Together, we headed west about ten days ago for the music festival, then north to her parent’s place, and will diverge at this pendulum turn: she will stay for a few weeks, enjoying time with her family and picking up a Jeep to drive back east, while I would stay for a few days, introduce myself to her family, and then head to Tampa alone and ahead of her.

This destination, which represents both the halfway point of our individual road trips and the end of our shared journey, was the only thing on the menu today. My partner had wanted to show me Mendocino, a lovely costal town that reminds me of Provincetown on Cape Cod, but with fewer gay couples. This town marks the start of her California, the sights and memories that shaped her childhood and that she could share with me.

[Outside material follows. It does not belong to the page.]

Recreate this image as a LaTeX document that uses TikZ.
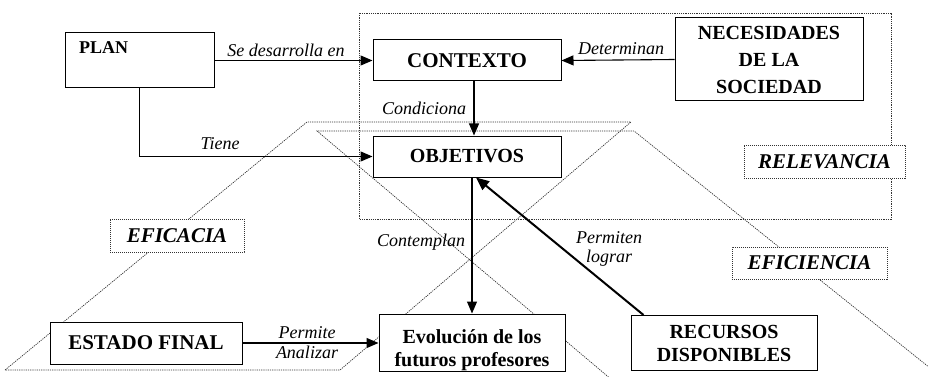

She took the reigns, driving the three hub-capped vehicle west, to the coast, to show me an adorable book store (where I picked up reading material for my return trip east), a folksy deli (where we ate the tastiest clam chowder this side of the Mississippi), and an asexual adult toy store filled with science, drones, crafts, and telescopes (I picked up a red-light LED and some Star Wars figurines to assemble later). The coastline was gorgeous, filled with plants and flora that seemed out of a science-fiction landscape; the succulents against the wind-battered slopes seemed especially alien and hardy.

We stopped at a small coffee shop and jewelry store before heading east, for the first time in a long time, to her parent’s place a few hours away. During the drive we saw the transition away from the mountainous terrain and hairpin turns to flat valley and North/South or East/West oriented roads, just like Florida.

Arriving a bit before dark, we unsaddled our trusty steed for a true respite filled with relaxation and a lack of daily objectives. An outrageously delicious meal of fajitas prepared by my partner’s mother greeted us when we settled in, and the pendulum finally slowed to a halt.